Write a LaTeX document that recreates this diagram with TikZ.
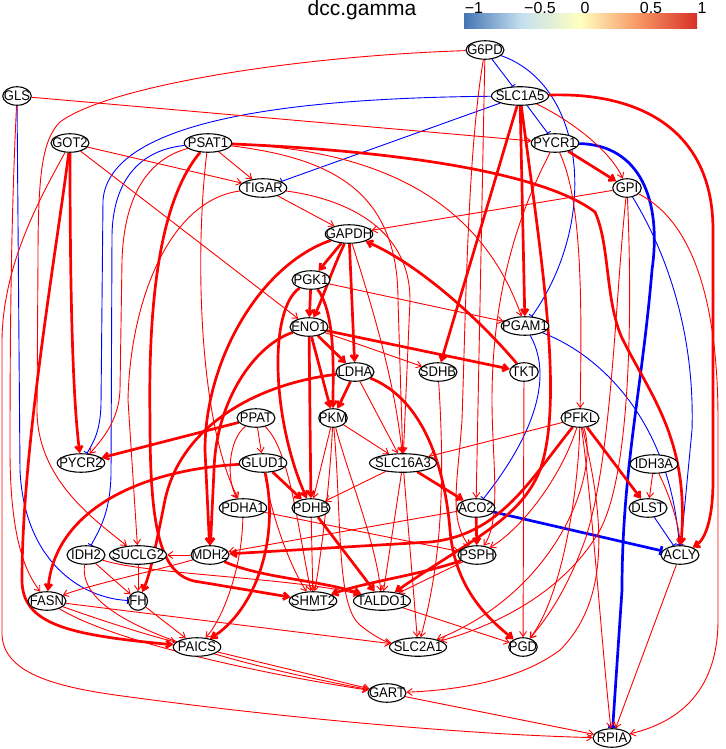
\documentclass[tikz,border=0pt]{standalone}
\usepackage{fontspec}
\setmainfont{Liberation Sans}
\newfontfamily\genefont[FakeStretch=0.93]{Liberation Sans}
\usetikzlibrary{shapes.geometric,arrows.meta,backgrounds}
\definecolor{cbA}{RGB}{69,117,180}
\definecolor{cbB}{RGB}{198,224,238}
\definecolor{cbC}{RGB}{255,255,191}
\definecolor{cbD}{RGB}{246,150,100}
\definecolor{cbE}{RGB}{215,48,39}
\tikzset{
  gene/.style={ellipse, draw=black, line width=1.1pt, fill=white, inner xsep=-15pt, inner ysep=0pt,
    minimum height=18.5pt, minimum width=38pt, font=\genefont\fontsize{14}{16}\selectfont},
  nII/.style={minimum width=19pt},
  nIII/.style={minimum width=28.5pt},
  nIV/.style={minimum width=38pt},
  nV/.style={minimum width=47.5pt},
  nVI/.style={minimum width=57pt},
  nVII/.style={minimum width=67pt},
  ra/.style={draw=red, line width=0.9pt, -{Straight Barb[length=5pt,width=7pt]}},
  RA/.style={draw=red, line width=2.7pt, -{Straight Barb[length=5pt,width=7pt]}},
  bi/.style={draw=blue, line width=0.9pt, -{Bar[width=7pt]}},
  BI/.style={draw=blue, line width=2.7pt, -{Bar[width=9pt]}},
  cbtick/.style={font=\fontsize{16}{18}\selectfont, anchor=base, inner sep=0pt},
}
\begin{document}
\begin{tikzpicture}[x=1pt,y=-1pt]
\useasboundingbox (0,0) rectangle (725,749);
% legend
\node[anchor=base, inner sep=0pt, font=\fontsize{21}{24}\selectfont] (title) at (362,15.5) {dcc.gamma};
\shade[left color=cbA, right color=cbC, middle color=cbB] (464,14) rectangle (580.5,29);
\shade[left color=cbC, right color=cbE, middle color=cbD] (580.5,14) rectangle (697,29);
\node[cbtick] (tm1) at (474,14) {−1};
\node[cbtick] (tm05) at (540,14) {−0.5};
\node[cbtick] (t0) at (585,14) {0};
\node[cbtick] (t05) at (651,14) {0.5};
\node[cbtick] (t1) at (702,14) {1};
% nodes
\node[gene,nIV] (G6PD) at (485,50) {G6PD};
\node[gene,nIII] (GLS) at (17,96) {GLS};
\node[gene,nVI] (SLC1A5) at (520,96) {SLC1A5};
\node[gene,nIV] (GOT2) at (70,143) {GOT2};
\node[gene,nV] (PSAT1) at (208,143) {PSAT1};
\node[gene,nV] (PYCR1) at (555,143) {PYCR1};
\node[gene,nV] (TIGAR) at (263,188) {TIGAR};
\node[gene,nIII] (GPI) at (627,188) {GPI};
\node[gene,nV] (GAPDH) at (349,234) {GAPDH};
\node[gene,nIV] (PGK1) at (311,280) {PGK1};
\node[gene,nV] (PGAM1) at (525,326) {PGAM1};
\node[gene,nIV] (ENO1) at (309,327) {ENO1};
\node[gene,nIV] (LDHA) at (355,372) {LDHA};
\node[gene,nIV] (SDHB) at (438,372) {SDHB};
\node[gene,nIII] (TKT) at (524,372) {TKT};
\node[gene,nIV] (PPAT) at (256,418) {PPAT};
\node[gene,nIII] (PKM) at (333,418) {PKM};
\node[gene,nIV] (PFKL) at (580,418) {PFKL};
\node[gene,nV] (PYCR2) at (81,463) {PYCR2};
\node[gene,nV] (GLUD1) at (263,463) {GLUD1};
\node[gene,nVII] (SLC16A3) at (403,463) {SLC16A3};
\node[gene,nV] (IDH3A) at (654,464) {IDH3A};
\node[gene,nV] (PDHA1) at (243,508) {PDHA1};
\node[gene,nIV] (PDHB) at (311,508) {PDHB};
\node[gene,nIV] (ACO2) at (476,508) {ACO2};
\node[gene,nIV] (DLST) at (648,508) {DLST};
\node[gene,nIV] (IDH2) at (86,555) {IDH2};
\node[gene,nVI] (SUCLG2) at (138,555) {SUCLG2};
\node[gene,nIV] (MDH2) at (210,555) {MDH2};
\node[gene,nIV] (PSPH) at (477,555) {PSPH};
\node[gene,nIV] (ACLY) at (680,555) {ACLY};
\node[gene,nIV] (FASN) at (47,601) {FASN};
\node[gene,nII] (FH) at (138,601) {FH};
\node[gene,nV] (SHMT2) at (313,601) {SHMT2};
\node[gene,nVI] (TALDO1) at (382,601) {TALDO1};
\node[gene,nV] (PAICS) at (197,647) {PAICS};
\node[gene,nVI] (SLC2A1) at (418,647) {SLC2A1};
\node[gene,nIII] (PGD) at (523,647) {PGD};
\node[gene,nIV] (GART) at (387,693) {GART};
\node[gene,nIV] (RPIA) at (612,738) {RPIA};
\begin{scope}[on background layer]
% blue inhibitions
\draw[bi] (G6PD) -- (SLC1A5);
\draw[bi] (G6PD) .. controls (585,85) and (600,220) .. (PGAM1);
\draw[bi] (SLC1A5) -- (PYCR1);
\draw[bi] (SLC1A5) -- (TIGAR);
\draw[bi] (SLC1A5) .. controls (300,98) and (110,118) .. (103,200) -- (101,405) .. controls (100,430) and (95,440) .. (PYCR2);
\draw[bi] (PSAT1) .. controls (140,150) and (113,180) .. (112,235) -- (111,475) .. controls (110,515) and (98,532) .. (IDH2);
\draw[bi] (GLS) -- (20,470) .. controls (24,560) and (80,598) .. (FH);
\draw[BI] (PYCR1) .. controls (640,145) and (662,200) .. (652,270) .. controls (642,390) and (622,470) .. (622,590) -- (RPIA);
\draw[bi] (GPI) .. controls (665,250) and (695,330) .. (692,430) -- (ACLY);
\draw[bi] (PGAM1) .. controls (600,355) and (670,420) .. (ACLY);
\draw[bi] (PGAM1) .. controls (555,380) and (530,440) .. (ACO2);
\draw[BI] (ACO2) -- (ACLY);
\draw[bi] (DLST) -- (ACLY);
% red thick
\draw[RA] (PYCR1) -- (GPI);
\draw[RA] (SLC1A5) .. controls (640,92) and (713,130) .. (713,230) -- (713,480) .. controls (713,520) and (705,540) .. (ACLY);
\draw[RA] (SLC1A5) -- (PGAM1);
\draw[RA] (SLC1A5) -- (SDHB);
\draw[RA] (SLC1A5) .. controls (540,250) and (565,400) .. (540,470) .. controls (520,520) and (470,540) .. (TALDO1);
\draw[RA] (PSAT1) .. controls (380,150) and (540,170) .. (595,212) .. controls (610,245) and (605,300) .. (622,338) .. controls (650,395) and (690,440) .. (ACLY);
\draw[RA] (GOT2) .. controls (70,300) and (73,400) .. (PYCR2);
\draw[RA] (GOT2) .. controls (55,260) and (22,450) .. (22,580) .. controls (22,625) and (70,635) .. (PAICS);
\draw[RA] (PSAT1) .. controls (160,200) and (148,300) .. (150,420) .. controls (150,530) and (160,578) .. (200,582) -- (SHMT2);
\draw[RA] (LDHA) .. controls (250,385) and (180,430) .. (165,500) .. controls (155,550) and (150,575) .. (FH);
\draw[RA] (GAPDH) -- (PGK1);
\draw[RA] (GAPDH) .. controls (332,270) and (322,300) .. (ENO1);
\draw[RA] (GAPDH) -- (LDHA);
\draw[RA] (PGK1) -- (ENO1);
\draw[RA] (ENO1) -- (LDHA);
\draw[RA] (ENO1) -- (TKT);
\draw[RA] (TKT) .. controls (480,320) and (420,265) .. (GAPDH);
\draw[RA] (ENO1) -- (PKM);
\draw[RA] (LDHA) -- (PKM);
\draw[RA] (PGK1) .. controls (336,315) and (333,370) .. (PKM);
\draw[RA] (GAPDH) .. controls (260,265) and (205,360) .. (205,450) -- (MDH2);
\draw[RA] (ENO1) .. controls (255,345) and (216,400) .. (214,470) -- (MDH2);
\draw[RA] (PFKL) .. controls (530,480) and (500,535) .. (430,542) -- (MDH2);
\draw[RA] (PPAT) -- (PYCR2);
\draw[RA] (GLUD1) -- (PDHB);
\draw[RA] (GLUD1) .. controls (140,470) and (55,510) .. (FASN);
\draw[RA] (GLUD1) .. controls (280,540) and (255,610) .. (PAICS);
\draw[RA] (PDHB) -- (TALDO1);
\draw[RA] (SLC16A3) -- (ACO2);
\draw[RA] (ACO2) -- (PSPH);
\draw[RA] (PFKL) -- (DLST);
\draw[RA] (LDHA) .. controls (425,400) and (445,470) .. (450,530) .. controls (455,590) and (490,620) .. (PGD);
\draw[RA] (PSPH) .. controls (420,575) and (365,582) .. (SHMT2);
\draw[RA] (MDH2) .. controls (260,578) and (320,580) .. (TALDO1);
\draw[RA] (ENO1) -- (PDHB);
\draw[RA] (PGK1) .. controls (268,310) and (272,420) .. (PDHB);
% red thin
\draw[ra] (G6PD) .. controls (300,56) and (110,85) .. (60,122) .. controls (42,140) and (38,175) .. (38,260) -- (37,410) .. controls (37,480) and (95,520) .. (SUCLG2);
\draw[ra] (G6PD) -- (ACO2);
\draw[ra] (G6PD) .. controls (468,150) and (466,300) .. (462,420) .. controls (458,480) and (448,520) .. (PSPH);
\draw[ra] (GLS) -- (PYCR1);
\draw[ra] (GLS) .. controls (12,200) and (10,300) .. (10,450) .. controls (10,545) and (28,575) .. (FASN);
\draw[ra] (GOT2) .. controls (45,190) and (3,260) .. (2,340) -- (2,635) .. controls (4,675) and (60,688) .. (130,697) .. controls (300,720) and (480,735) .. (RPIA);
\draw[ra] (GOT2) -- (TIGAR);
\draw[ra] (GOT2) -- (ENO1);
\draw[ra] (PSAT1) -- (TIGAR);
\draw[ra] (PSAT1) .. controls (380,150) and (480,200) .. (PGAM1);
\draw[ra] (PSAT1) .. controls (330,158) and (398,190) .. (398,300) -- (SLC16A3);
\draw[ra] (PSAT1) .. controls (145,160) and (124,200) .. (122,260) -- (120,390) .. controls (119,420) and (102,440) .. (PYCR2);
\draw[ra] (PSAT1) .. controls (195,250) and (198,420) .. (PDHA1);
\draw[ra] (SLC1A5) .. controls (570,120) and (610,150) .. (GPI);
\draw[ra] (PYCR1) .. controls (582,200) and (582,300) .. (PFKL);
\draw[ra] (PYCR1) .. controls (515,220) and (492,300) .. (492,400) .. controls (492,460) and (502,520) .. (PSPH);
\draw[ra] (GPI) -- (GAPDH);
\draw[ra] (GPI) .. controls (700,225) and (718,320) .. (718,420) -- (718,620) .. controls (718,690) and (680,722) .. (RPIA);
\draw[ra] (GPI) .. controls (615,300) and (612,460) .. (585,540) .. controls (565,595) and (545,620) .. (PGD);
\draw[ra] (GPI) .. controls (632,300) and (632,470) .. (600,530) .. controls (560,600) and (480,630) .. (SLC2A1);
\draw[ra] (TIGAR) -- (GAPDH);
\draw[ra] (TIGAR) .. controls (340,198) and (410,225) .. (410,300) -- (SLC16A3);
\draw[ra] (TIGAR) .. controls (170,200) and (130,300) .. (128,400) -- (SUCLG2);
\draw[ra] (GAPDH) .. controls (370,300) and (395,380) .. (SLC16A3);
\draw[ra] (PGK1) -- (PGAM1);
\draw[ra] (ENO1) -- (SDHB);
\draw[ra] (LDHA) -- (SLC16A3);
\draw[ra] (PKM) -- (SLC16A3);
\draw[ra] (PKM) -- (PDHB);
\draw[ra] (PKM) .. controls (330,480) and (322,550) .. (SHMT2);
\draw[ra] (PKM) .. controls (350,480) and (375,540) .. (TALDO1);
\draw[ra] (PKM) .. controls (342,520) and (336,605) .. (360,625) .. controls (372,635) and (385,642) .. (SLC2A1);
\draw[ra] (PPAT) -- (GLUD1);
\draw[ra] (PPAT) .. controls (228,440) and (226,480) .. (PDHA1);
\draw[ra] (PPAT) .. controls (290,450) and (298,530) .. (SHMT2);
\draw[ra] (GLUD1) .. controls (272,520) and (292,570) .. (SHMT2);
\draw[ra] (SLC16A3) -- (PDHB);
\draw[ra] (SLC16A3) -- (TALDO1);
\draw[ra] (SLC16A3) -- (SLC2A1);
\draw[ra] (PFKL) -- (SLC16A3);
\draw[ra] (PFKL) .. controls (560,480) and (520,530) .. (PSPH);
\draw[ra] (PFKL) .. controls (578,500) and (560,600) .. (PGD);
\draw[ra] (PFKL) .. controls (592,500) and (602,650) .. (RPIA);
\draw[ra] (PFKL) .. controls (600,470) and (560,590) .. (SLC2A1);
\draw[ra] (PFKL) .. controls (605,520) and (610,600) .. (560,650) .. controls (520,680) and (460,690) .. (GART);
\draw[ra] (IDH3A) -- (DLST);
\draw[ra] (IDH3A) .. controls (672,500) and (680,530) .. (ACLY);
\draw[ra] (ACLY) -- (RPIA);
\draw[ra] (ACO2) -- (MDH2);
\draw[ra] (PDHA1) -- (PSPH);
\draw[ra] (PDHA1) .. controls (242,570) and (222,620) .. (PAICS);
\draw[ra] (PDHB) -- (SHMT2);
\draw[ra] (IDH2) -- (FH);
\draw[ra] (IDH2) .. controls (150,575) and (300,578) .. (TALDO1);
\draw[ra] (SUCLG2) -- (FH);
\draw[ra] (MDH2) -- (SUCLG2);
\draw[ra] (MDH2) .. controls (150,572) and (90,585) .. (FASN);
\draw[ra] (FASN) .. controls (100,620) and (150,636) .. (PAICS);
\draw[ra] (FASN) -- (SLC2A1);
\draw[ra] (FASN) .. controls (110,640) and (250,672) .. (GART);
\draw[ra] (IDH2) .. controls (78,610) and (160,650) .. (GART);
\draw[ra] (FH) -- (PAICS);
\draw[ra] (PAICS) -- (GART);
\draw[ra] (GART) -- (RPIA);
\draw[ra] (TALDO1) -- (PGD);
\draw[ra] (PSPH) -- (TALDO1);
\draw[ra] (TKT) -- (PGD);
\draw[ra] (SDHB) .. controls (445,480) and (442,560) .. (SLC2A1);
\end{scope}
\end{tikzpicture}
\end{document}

============================================================

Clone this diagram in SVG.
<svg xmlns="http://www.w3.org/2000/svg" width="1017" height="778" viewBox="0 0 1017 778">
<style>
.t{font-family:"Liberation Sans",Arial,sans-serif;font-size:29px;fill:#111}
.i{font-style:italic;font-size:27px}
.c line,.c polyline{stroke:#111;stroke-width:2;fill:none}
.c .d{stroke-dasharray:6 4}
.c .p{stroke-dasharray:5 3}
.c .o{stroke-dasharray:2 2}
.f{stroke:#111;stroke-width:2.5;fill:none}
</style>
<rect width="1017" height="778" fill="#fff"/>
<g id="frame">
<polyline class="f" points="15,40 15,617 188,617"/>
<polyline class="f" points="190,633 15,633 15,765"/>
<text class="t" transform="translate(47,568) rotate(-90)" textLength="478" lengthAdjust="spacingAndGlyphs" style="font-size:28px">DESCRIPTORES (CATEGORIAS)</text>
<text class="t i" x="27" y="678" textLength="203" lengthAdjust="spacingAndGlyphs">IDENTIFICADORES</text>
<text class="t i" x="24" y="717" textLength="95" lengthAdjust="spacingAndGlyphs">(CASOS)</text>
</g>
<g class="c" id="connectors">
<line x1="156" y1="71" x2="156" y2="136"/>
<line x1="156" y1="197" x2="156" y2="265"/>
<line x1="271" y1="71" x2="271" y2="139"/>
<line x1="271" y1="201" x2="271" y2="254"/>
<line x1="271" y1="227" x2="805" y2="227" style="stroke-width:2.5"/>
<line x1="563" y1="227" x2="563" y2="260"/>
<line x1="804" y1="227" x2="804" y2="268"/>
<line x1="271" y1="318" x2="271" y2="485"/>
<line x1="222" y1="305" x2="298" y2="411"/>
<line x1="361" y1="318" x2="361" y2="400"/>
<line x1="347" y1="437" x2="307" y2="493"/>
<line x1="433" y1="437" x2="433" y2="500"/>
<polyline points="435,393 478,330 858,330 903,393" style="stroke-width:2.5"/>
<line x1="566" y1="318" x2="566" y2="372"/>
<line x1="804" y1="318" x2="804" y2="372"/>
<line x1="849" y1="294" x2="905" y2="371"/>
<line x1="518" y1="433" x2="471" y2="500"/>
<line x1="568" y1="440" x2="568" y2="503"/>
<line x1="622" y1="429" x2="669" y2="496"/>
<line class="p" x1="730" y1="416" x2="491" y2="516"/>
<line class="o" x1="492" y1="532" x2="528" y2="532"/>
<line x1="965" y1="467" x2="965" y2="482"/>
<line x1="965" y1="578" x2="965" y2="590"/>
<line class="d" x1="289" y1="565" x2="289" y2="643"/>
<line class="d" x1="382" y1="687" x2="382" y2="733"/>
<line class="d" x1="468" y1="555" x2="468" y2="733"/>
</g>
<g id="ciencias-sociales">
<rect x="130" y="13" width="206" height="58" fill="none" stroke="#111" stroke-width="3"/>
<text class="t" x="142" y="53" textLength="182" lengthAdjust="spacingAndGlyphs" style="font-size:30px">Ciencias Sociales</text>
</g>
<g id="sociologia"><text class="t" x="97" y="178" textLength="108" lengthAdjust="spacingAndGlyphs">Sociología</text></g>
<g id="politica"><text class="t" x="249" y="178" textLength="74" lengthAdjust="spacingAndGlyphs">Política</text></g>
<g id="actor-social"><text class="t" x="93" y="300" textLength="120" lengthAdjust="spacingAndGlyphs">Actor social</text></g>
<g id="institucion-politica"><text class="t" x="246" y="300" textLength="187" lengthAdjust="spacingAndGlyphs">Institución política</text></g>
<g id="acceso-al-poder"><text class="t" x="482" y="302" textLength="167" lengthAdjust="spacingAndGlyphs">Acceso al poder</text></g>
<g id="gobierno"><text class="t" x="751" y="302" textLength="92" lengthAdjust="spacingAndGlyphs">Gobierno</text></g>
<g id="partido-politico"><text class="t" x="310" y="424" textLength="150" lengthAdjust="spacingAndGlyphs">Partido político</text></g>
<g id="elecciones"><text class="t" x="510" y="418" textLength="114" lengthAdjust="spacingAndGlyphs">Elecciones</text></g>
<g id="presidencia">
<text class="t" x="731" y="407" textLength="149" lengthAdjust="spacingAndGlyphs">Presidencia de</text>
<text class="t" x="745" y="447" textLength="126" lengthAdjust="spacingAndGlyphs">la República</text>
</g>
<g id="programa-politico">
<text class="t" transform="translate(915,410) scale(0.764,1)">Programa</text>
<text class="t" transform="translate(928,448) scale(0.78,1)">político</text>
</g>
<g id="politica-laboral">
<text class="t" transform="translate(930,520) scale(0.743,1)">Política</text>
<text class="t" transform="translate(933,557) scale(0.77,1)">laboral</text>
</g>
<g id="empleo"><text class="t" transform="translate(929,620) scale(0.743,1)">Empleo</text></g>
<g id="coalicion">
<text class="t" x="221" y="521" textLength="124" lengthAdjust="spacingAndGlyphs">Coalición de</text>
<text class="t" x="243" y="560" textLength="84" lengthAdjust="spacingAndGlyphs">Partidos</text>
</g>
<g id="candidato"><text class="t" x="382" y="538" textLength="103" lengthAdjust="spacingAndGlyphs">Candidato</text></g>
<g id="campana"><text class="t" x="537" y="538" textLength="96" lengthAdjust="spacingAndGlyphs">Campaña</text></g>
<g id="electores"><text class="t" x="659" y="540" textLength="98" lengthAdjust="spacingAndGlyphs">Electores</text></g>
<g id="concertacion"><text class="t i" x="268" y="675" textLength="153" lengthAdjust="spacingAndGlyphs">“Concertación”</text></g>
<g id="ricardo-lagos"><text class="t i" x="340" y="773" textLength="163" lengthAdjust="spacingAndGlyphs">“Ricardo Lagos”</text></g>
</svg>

============================================================

• [WHAT IS REQUIRED] Gather all the lines that include the word "this" and copy them out.

• [THE SOLUTION]
Write a LaTeX document that recreates this diagram with TikZ.
Clone this diagram in SVG.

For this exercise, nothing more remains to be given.